Look to remove dependance on persisted environments and replace them with clones that have been created especially for the task in hand.

Rational

Current situation

At present we have persisted development and preprod environments that are used for pipeline and feature engineering and testing. These environments hold a lot of old data (non-prod and prod) and stale objects which add to overall storage and management costs but do not deliver benefits to match.

Proposal

Rather than maintaining these persisted development and testing environments we could consider removing them and replacing them with clones that exist for the duration of any particular exercise, such as a piece of development or testing. Clones could be created for a single squad and sprint, a family for a family-wide exercise or across families where testing of cross-family/IRM pipeline dependencies is needed.

Being timeboxed they would incur minimal storage costs which would relate to the data loaded during the exercise.
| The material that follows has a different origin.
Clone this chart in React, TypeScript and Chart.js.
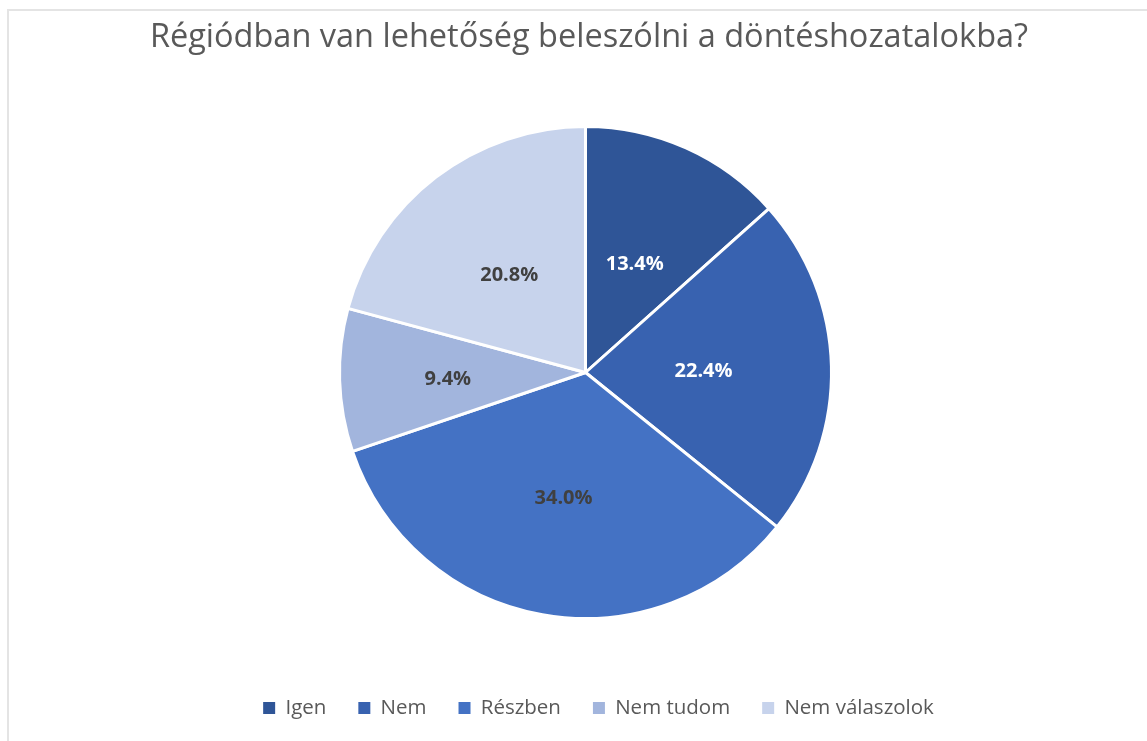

Any clone should be removed or refreshed before it starts to reserve data partitions that have exceeded the production retention period.

Clones would be from the production environment and where required, loaded with new production data in line with the original production environment.

Benefits

Working with production data will speed up delivery and remove rework due to sub-standard development data
Temporary objects and data created as part of development and testing activities will be removed along with the clone so housekeeping by design
Reduced conflict and risk of damage through removal of shared environments
Improved visibility of devops costs through clone cost reporting
Eventual cost savings through removal of persisted development and pre-production environments
Using production data will allow for early visibility of enhancements to consumers via the clone without affecting production
Supports a fail-fast and try again culture
Having a clone that is aligned with production allows for testing between the clone and production to ensure unexpected changes do not occur
Time consuming deployments can be made on a clone and swapped into production thereby decreasing production downtime and risk
Clones will automatically be data retention compliant once Heimdallr is live

Dependencies

Deployment pipelines that can target specific databases
Ability to run concurrent Orchestration DAGs against different database targets
Assessment and potential change to Munin so we manage a single version of classification for a schema object that will be applied to all environments
Assessment and potential change to Barbossa to enable appropriate levels of access to clones for roles
Clone management process to manage the creation, refresh, destruction and reporting for cloning

Supporting Virtues

The following virtues would support this proposal:

(Principle) Production data is used for development activities
(Standard) Automated Snowpipe is used to load data from S3 Raw -> Staging (this will allow for easy population of clones using production data)

Example

The following diagram shows some example cloning scenarios.

alt_text

Details

IRM-A Production Clone (development)
- Some development around the data coming in via Pipe A with no need for current data through Pipe B
- Pipe A is restarted and refreshed allowing for new production data to flow through
- DAG for orchestrating Pipe A data has been updated
Family B Production Clone (testing)
- Testing of changes made to the models that hold data A and B
- Pipes A and B have been restarted and refreshed allowing for new production data to flow through
- DAGs unchanged so current version (V1) being run to bring data through to the RDV, BDV and PL
Squad C Production Clone (development)
- No production data available so development data is mocked and a new pipe deployed to the clone
- Models created and transform units and sets developed
- No orchestration required - all manual
- Development data may be integrated with static data from source B given combined PL required

Implications

This is a significant change to WoW but can be rolled out incrementally alongside existing process.